Stored dataset items

:::::

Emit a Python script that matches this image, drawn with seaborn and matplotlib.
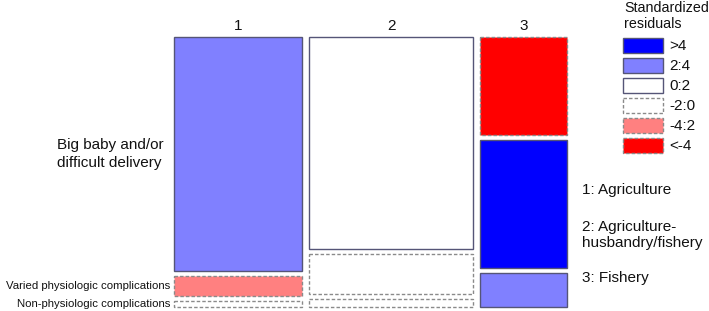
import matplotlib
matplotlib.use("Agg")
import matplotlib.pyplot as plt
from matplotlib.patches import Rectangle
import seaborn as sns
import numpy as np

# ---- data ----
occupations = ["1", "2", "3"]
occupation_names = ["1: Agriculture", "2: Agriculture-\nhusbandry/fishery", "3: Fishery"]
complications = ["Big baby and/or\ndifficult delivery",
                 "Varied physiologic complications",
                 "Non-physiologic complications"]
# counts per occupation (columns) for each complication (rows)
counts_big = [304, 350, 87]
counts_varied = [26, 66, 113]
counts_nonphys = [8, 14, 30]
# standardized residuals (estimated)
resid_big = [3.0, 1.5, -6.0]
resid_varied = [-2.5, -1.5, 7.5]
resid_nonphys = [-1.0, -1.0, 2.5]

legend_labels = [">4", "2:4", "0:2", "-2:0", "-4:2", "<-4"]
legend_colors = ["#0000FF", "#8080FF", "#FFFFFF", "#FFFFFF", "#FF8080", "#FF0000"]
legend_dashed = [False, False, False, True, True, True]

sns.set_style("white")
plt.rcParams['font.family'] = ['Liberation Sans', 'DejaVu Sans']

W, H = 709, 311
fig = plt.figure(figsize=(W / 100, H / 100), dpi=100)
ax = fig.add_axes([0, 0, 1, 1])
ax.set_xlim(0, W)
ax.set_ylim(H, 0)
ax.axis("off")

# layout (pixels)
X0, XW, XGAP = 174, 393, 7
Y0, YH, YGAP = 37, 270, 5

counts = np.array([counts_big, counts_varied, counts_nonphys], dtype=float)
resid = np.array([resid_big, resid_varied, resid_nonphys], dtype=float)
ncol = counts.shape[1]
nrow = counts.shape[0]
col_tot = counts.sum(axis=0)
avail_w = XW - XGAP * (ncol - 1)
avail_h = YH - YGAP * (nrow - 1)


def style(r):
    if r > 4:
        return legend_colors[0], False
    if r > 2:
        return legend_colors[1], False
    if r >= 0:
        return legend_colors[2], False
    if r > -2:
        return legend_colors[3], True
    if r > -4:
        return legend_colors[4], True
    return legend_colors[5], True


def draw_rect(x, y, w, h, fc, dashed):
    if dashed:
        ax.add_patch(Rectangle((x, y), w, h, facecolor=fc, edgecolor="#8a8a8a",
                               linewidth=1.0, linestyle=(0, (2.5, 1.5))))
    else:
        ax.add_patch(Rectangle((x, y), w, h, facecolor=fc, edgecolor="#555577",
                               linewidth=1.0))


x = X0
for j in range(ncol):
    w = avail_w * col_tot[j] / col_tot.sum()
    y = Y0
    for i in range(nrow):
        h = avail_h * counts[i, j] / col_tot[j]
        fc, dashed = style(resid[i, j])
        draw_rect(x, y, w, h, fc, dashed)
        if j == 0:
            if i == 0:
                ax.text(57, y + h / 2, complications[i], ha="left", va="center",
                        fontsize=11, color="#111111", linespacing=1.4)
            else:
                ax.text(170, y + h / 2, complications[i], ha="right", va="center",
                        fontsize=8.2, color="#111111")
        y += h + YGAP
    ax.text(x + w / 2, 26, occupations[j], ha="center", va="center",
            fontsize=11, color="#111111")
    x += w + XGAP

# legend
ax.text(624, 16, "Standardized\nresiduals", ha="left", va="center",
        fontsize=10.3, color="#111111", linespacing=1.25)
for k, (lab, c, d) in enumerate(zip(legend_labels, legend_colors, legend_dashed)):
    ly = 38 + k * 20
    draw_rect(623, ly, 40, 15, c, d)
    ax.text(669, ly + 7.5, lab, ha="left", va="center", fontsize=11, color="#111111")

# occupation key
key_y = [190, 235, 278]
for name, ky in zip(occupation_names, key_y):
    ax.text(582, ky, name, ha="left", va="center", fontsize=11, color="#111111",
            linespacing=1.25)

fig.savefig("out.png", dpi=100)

:::::

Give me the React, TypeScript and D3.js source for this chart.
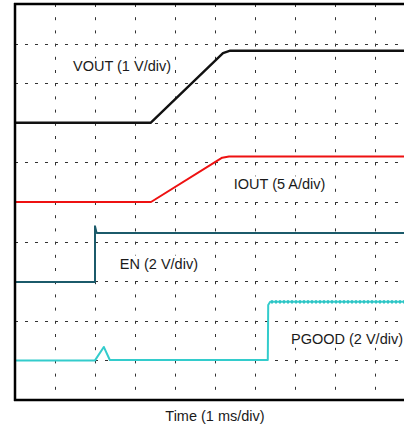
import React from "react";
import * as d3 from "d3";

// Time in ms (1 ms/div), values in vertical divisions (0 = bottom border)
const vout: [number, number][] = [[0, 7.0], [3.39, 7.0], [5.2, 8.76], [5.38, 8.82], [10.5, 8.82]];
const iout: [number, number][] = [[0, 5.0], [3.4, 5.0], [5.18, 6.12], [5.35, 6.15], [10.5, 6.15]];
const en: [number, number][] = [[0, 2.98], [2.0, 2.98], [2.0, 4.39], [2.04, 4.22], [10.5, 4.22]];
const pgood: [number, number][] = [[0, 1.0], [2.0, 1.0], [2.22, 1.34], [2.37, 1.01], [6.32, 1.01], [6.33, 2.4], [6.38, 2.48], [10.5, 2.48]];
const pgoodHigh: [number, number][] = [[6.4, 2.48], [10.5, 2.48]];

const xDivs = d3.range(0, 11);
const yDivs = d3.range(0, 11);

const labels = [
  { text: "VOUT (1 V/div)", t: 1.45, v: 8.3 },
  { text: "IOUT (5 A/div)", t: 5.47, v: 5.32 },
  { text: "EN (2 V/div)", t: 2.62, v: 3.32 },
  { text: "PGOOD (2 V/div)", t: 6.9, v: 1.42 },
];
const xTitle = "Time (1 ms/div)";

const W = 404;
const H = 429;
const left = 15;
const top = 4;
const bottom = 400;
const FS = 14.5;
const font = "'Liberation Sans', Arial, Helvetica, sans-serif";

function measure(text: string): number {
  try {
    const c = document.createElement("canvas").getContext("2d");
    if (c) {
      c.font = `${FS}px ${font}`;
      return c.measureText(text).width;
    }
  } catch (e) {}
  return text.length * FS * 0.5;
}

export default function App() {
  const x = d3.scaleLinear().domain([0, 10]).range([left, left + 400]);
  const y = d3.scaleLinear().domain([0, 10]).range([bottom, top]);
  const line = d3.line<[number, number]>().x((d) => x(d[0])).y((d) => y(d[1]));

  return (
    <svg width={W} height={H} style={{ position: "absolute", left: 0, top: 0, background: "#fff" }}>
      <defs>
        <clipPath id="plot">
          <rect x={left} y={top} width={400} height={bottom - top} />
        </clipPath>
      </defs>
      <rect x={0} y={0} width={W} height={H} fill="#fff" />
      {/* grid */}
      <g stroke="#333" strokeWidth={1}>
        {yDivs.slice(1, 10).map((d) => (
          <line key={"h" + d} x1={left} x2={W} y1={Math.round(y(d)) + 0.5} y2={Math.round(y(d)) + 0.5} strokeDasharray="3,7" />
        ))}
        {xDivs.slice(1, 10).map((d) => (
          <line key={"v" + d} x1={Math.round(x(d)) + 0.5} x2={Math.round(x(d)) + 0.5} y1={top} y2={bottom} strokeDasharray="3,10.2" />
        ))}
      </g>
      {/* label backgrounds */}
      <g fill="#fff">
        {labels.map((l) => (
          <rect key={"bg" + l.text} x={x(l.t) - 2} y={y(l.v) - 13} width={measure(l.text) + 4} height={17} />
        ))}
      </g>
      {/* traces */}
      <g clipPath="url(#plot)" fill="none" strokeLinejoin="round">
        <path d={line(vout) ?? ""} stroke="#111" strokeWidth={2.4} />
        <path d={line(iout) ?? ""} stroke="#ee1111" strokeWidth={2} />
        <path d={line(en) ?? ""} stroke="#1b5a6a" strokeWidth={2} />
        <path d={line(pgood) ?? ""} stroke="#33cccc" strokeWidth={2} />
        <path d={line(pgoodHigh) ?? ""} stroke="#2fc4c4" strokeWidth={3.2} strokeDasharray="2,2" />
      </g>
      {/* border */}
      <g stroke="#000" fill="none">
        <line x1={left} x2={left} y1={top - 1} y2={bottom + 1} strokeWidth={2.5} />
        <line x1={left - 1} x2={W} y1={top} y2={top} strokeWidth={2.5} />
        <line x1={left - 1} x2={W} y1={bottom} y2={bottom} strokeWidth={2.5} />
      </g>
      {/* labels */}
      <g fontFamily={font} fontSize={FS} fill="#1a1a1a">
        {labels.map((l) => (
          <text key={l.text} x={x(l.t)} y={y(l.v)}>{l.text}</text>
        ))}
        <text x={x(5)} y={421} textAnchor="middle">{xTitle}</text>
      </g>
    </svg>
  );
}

:::::

• [WRITTEN TASK] Repeat the lines between those holding "Give me the" and "const yDivs = d3.range(0, 11);", inclusive. Pictures stay out.

• [RESPONSE]
Give me the React, TypeScript and D3.js source for this chart.
import React from "react";
import * as d3 from "d3";

// Time in ms (1 ms/div), values in vertical divisions (0 = bottom border)
const vout: [number, number][] = [[0, 7.0], [3.39, 7.0], [5.2, 8.76], [5.38, 8.82], [10.5, 8.82]];
const iout: [number, number][] = [[0, 5.0], [3.4, 5.0], [5.18, 6.12], [5.35, 6.15], [10.5, 6.15]];
const en: [number, number][] = [[0, 2.98], [2.0, 2.98], [2.0, 4.39], [2.04, 4.22], [10.5, 4.22]];
const pgood: [number, number][] = [[0, 1.0], [2.0, 1.0], [2.22, 1.34], [2.37, 1.01], [6.32, 1.01], [6.33, 2.4], [6.38, 2.48], [10.5, 2.48]];
const pgoodHigh: [number, number][] = [[6.4, 2.48], [10.5, 2.48]];

const xDivs = d3.range(0, 11);
const yDivs = d3.range(0, 11);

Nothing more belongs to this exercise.